Updated

Pandemonium erupted in Thurston County Superior Court as the uncle of a slain woman, a mortician who prepared her body for burial, lunged at her husband before the husband was sentenced to prison.

Screaming arose Thursday when Douglas Ticknor stopped reading from a statement he was giving and rushed to the defense table where Jeramy Adam Lofstrom, was sitting in handcuffs.

Sheriff's deputies and bailiffs intervened before Ticknor could reach Lofstrom, 28, who was convicted of killing his wife and Ticknor's niece, Sarah G. Lofstrom, 25, on Jan. 1.

Investigators found she had been stabbed 24 times with a butcher knife as her two children, ages 6 and 3, were sleeping at the family's home in Rainier.

Judge Christine A. Pomeroy closed the courtroom, then resumed the proceedings with 12 deputies present and sentenced Lofstrom to 28 years and eight months in prison, the maximum under state guidelines, for first-degree murder.

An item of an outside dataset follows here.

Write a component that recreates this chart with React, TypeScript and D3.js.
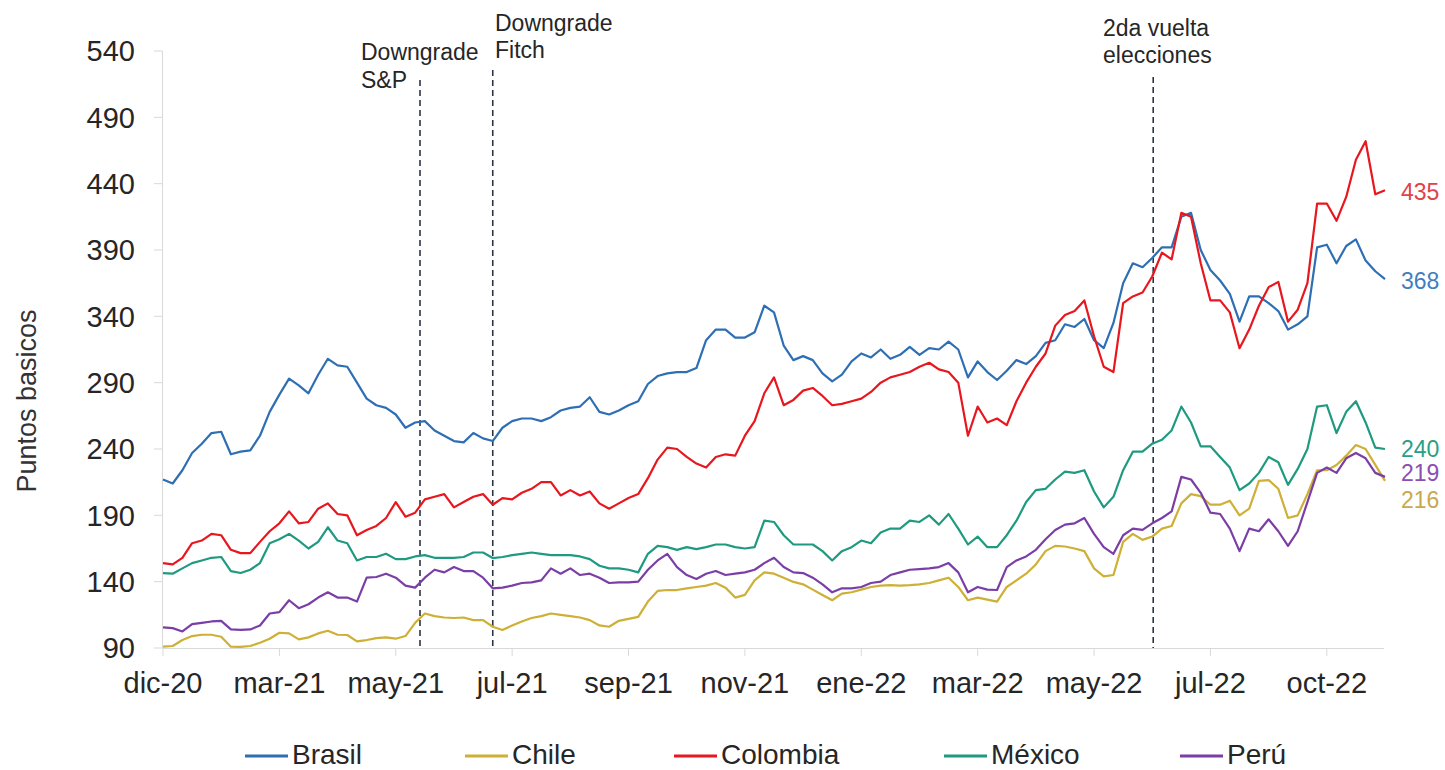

He confessed immediately after the killing, saying he had been drinking and was upset because his wife had had a drug relapse and was to blame for the family's financial collapse — claims that were disputed by her family.

Ticknor entered the prosecutor's office in the courtroom after the uproar and then left the courthouse. He will not face criminal charges, said sheriff's Detective Steven Hamilton, one of the first to restrain the distraught man.

"As soon as I touched him, he was completely compliant and went limp in my arms," Hamilton said. "He was crying incessantly."

Pomeroy said she would take under advisement the question of whether to hold Ticknor in contempt of court.